Task to carry out - From the listing below, copy every line with the word "matplotlib".
━━━━
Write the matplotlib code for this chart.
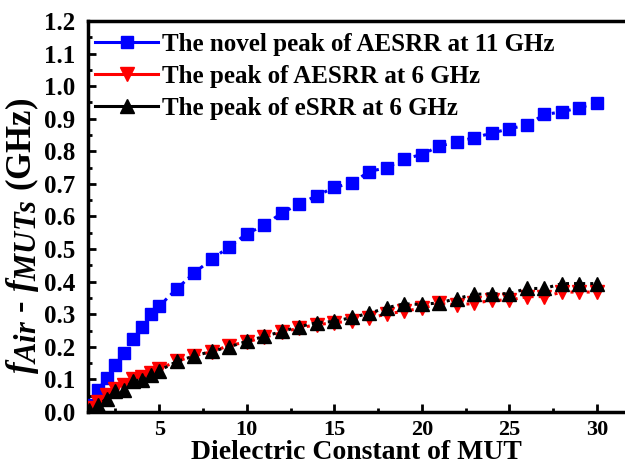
import matplotlib.pyplot as plt
import matplotlib._mathtext as mathtext_wew
from matplotlib.lines import Line2D
from matplotlib.ticker import MultipleLocator

plt.rcParams['font.family'] = 'Liberation Serif'
plt.rcParams['font.weight'] = 'bold'
plt.rcParams['axes.labelweight'] = 'bold'
plt.rcParams['mathtext.fontset'] = 'custom'
plt.rcParams['mathtext.it'] = 'Liberation Serif:italic:bold'
plt.rcParams['mathtext.rm'] = 'Liberation Serif:bold'
# indeksy dolne wieksze niz domyslnie (jak w oryginale)
mathtext_wew.SHRINK_FACTOR = 0.88

# Dielectric constant of MUT
eps = [1, 1.5, 2, 2.5, 3, 3.5, 4, 4.5, 5, 6, 7, 8, 9, 10, 11, 12, 13, 14, 15,
       16, 17, 18, 19, 20, 21, 22, 23, 24, 25, 26, 27, 28, 29, 30]

# novel peak AESRR 11 GHz
aesrr_11 = [0.02, 0.067, 0.105, 0.143, 0.182, 0.223, 0.26, 0.30, 0.325,
            0.378, 0.427, 0.469, 0.507, 0.547, 0.573, 0.611, 0.638, 0.664,
            0.689, 0.703, 0.738, 0.750, 0.777, 0.790, 0.816, 0.829, 0.842,
            0.856, 0.869, 0.881, 0.913, 0.921, 0.934, 0.948]

# peak AESRR 6 GHz
aesrr_6 = [0.012, 0.032, 0.052, 0.072, 0.082, 0.10, 0.107, 0.12, 0.132,
           0.156, 0.172, 0.185, 0.204, 0.215, 0.229, 0.244, 0.258, 0.268,
           0.274, 0.279, 0.289, 0.30, 0.31, 0.318, 0.333, 0.329, 0.333,
           0.343, 0.343, 0.354, 0.354, 0.368, 0.368, 0.368]

# peak eSRR 6 GHz
esrr_6 = [0.005, 0.022, 0.04, 0.065, 0.068, 0.096, 0.098, 0.113, 0.127,
          0.155, 0.172, 0.186, 0.20, 0.217, 0.232, 0.247, 0.262, 0.274,
          0.278, 0.29, 0.303, 0.32, 0.332, 0.330, 0.335, 0.348, 0.361,
          0.363, 0.363, 0.379, 0.379, 0.394, 0.394, 0.394]

etykiety = ['The novel peak of AESRR at 11 GHz',
            'The peak of AESRR at 6 GHz',
            'The peak of eSRR at 6 GHz']

fig = plt.figure(figsize=(6.25, 4.68), dpi=100)
ax = fig.add_axes([0.1408, 0.1197, 0.8592, 0.8355])

ax.plot(eps, aesrr_11, color='#0000FF', linestyle=':', linewidth=2.2,
        marker='s', markersize=9, zorder=3)
ax.plot(eps, aesrr_6, color='#FF0000', linestyle=':', linewidth=2.2,
        marker='v', markersize=10, zorder=4)
ax.plot(eps, esrr_6, color='black', linestyle=':', linewidth=2.2,
        marker='^', markersize=10, zorder=5)

uchwyty = [Line2D([], [], color='#0000FF', lw=2.2, marker='s', ms=9),
           Line2D([], [], color='#FF0000', lw=2.2, marker='v', ms=10),
           Line2D([], [], color='black', lw=2.2, marker='^', ms=10)]
ax.legend(uchwyty, etykiety, loc='upper left', bbox_to_anchor=(-0.005, 0.995),
          frameon=False, fontsize=18, handlelength=2.5, handletextpad=0.15,
          labelspacing=0.36, borderaxespad=0, numpoints=1)

ax.set_xlim(0.93, 31.6)
ax.set_ylim(0, 1.2)
ax.xaxis.set_major_locator(MultipleLocator(5))
ax.xaxis.set_minor_locator(MultipleLocator(2.5))
ax.yaxis.set_major_locator(MultipleLocator(0.1))
ax.yaxis.set_minor_locator(MultipleLocator(0.05))
ax.tick_params(which='both', direction='in', width=2)
ax.tick_params(which='major', length=6)
ax.tick_params(which='minor', length=3)
ax.tick_params(axis='x', pad=6, labelsize=16)
ax.tick_params(axis='y', pad=9, labelsize=18)
ax.set_xticks([5, 10, 15, 20, 25, 30])
ax.set_yticks([i / 10 for i in range(13)])
ax.set_yticklabels([f'{i / 10:.1f}' for i in range(13)])

for s in ['left', 'bottom', 'top']:
    ax.spines[s].set_linewidth(2.5)
ax.spines['right'].set_visible(False)

ax.set_xlabel('Dielectric Constant of MUT', fontsize=20, labelpad=0)
ax.set_ylabel(r'$f_{Air}$ - $f_{MUTs}$ (GHz)', fontsize=25)
ax.yaxis.set_label_coords(-0.088, 0.45)

fig.savefig('out.png', dpi=100)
━━━━
In response -
Write the matplotlib code for this chart.
import matplotlib.pyplot as plt
import matplotlib._mathtext as mathtext_wew
from matplotlib.lines import Line2D
from matplotlib.ticker import MultipleLocator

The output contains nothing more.